The Powerball jackpot climbed to an estimated $1.6 billion heading into Monday night’s drawing, one of the largest prizes in the game’s history and a headline-grabbing number that has people lining up at convenience stores across the country.

What’s up for grabs

If someone matches all five white balls and the red Powerball, they can choose between an annuitized prize — an estimated $1.6 billion paid as one immediate payment followed by 29 annual payments that grow by 5% each year — or a lump-sum cash option of roughly $735.3 million before taxes. The odds of hitting the jackpot are about 1 in 292.2 million; the odds of winning any prize are far better (about 1 in 24.9).

The current run has stretched deeper than most: Monday’s drawing will be the 46th in this jackpot cycle, a record for the game. The pot rolled over after no ticket matched all six numbers on Saturday; several players did, however, match the five white balls and claimed large secondary prizes.

Powerball tickets are $2 each and sold in 45 states, Washington, D.C., Puerto Rico and the U.S. Virgin Islands. Drawings occur Monday, Wednesday and Saturday at 10:59 p.m. ET.

Numbers like $1.6 billion make for spectacle, but they also reorder the conversation about what happens afterward, both for winners and for the communities watching. Last month a Mega Millions ticket in Newnan, Georgia, captured a $980 million prize, and the same area is now joking — and hoping — that lightning will strike twice.

“Lightning strikes all the time around here. We in the city of winners,” one local told reporters, a reminder that for many people this is equal parts fantasy and community gossip.

If you win: choices, risks and the first steps

Winning a life-changing sum is rarely scripted. Financial advisers who work with lottery winners stress that the first hours and days after a win are critical. Emily Irwin, who advises lottery winners, recommends thinking through the annuity-versus-lump-sum decision with tax and long-term planning in mind. A lump sum gives immediate control and investment flexibility; an annuity provides a steady, inflation-indexed income stream and can blunt impulsive spending.

No matter which payout route you choose, assemble a team: a tax-savvy accountant, an attorney experienced in high-net-worth matters, a trusted investment advisor and, often, a philanthropic advisor if you plan to give. Interview candidates; don’t default to whoever shows up at your door. Be deliberate about vetting specialists who understand the unique issues that come with sudden wealth.

Practical first moves winners commonly take:

  • Sign the back of the ticket and keep it in a safe place.
  • Avoid public announcements until you have legal and financial counsel in place (some states allow anonymity; others do not).
  • Create a short-term liquidity plan — accessible cash for immediate needs — while long-term investments are arranged.
  • Resist big headline purchases for at least the first year; extravagant spending invites scrutiny and can complicate privacy and safety.

Irwin’s bluntest warning: it’s surprisingly easy to spend hundreds of millions quickly. Many winners find peace of mind in clearing debt and creating a conservative allocation of cash equivalents before exploring riskier investments or large real estate purchases.

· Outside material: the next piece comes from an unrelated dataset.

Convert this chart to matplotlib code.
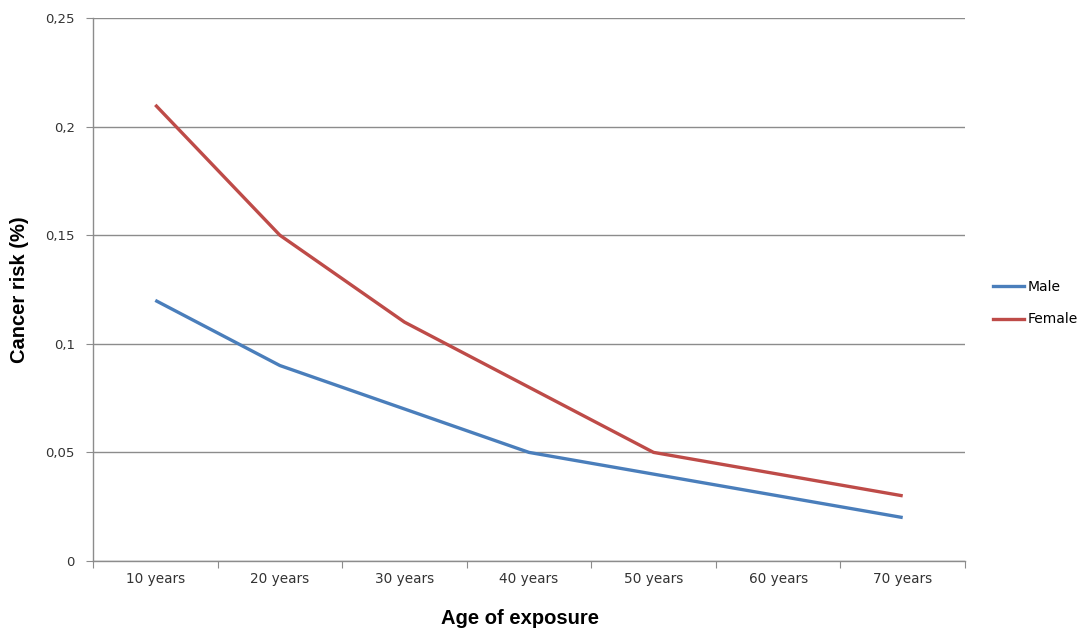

For winners who do decide to actively manage investments, new tools aimed at high-volume financial research may help. For example, developments in finance-focused search and analytics could simplify portfolio planning and tax strategy research — an increasingly digital piece of modern wealth management. See the recent coverage of how Google Finance is adding deeper research tools and prediction features for some context on where those capabilities are heading. And if travel or relocation is on the agenda, richer navigation and trip-planning features like those rolling out in Google Maps’ AI upgrades can make logistics less painful.

A final, human piece of advice from advisers: prepare for social pressure. Requests from friends, family and charities can be relentless and emotionally fraught. Consider a plan for communicating — or not communicating — with people close to you, and think about working with a coach or mediator if family dynamics are likely to complicate decisions.

A big jackpot does what big spectacles do: it forces practical questions into public view. For most players, buying a ticket is a brief, harmless daydream; for the winner, the daydream becomes an administratively complex reality. However the drawing falls, the scramble and the chatter around $1.6 billion will be a reminder that sudden wealth brings as many logistical puzzles as it does possibilities.